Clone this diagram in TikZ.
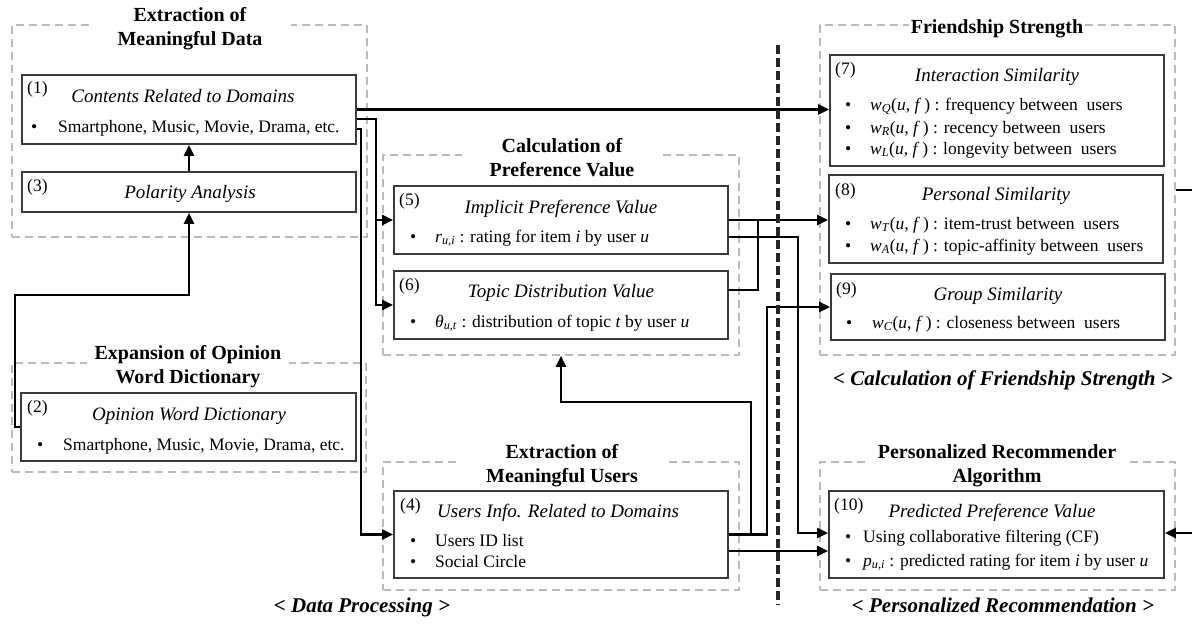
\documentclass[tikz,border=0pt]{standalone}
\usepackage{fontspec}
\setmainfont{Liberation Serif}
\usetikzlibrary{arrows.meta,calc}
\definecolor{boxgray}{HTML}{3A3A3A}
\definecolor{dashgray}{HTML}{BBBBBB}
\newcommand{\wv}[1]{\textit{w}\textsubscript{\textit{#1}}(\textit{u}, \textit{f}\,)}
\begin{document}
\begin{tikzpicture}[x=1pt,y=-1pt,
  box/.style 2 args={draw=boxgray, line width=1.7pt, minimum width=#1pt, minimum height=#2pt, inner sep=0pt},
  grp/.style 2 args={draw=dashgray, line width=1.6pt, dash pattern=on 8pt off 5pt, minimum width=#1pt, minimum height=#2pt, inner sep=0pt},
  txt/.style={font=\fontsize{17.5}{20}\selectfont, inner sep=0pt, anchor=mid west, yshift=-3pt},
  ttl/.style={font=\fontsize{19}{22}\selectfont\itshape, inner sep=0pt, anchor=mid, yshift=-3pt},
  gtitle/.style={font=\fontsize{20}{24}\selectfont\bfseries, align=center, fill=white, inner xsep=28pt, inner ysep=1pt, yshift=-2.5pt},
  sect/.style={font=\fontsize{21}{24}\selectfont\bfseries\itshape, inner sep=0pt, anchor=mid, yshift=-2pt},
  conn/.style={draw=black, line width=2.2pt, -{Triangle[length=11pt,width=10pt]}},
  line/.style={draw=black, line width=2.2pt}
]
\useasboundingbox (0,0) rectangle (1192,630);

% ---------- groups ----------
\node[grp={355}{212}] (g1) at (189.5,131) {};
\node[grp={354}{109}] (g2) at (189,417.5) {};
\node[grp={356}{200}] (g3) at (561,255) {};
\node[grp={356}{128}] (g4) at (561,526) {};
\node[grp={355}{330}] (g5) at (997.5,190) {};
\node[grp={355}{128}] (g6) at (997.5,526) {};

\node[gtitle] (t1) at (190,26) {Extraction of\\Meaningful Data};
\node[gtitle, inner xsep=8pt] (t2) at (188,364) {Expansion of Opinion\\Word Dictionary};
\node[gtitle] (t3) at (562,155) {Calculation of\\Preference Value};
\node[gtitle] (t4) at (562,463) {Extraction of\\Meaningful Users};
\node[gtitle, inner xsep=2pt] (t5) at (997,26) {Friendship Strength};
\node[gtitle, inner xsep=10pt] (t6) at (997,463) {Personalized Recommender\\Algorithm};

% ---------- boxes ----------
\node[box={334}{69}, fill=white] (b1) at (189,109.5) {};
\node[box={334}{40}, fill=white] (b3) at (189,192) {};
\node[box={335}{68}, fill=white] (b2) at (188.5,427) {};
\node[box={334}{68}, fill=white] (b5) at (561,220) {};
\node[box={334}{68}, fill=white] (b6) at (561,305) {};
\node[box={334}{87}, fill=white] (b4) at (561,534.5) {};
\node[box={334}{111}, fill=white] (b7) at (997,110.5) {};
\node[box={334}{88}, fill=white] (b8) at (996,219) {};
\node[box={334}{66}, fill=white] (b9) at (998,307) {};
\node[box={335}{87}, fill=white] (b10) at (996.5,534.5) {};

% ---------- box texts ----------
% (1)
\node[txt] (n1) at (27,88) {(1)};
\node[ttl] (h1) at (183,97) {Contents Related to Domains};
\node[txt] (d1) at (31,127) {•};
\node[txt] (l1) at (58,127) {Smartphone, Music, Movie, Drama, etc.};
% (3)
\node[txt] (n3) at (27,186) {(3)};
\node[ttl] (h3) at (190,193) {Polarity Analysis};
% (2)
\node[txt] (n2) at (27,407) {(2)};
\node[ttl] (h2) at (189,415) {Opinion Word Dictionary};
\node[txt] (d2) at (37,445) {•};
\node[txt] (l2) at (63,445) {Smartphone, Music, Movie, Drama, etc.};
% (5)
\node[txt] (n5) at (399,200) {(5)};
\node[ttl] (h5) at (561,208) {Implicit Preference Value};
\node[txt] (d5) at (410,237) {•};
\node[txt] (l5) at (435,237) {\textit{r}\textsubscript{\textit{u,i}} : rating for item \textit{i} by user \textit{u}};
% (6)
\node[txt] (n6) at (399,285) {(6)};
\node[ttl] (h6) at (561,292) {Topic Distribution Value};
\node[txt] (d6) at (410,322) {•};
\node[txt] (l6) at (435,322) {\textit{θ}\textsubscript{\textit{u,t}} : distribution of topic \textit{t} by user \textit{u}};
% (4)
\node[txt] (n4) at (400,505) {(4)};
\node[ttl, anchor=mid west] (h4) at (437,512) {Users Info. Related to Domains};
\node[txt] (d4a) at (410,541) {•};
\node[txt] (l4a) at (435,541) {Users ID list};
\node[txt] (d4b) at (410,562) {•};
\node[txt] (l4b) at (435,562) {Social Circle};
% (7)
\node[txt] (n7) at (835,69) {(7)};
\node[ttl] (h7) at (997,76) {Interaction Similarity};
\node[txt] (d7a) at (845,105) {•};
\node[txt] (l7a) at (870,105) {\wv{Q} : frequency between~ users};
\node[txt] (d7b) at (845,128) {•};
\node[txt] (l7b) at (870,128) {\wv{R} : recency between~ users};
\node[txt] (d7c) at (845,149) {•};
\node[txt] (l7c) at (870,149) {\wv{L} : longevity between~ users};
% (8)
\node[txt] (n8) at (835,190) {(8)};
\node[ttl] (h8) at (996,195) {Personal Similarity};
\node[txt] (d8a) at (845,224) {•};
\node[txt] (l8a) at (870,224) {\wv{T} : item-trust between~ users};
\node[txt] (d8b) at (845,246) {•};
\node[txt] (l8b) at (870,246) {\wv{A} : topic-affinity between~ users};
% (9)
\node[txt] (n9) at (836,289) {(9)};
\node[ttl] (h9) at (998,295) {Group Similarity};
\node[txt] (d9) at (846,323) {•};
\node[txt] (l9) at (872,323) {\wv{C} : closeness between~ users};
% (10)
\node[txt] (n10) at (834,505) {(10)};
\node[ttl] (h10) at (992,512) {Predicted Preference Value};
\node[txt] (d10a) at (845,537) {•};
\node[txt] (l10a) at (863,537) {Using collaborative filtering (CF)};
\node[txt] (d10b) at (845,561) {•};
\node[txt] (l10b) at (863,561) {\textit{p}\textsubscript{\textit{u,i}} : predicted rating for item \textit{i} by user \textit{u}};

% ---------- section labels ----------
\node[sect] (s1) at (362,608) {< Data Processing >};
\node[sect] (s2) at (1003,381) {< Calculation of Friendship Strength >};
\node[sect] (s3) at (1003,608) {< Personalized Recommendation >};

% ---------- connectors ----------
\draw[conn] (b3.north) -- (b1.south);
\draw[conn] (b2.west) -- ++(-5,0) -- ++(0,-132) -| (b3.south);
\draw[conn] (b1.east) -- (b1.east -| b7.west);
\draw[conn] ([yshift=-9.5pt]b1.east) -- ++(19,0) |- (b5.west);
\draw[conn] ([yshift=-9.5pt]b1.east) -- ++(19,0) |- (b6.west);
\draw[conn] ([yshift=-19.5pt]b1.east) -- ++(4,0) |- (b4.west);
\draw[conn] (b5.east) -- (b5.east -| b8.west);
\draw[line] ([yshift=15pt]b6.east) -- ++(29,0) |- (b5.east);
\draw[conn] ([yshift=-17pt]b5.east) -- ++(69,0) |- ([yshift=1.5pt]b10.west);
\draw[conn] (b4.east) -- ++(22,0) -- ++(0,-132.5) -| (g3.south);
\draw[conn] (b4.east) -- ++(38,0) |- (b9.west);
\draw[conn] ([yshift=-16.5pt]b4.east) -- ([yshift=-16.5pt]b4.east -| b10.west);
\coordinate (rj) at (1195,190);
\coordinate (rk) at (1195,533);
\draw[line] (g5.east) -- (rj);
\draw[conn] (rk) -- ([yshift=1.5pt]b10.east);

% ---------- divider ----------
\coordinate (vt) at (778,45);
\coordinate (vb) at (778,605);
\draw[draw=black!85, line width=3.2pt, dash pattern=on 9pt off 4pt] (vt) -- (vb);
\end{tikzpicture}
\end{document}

-- WHAT YOU SHOULD DO --
Return nothing but the lines running from the start of the data to the line with "(0,0) rectangle (1192,630);", please, both ends included and no pictures.

-- REPLY TO THE TASK --
Clone this diagram in TikZ.
\documentclass[tikz,border=0pt]{standalone}
\usepackage{fontspec}
\setmainfont{Liberation Serif}
\usetikzlibrary{arrows.meta,calc}
\definecolor{boxgray}{HTML}{3A3A3A}
\definecolor{dashgray}{HTML}{BBBBBB}
\newcommand{\wv}[1]{\textit{w}\textsubscript{\textit{#1}}(\textit{u}, \textit{f}\,)}
\begin{document}
\begin{tikzpicture}[x=1pt,y=-1pt,
  box/.style 2 args={draw=boxgray, line width=1.7pt, minimum width=#1pt, minimum height=#2pt, inner sep=0pt},
  grp/.style 2 args={draw=dashgray, line width=1.6pt, dash pattern=on 8pt off 5pt, minimum width=#1pt, minimum height=#2pt, inner sep=0pt},
  txt/.style={font=\fontsize{17.5}{20}\selectfont, inner sep=0pt, anchor=mid west, yshift=-3pt},
  ttl/.style={font=\fontsize{19}{22}\selectfont\itshape, inner sep=0pt, anchor=mid, yshift=-3pt},
  gtitle/.style={font=\fontsize{20}{24}\selectfont\bfseries, align=center, fill=white, inner xsep=28pt, inner ysep=1pt, yshift=-2.5pt},
  sect/.style={font=\fontsize{21}{24}\selectfont\bfseries\itshape, inner sep=0pt, anchor=mid, yshift=-2pt},
  conn/.style={draw=black, line width=2.2pt, -{Triangle[length=11pt,width=10pt]}},
  line/.style={draw=black, line width=2.2pt}
]
\useasboundingbox (0,0) rectangle (1192,630);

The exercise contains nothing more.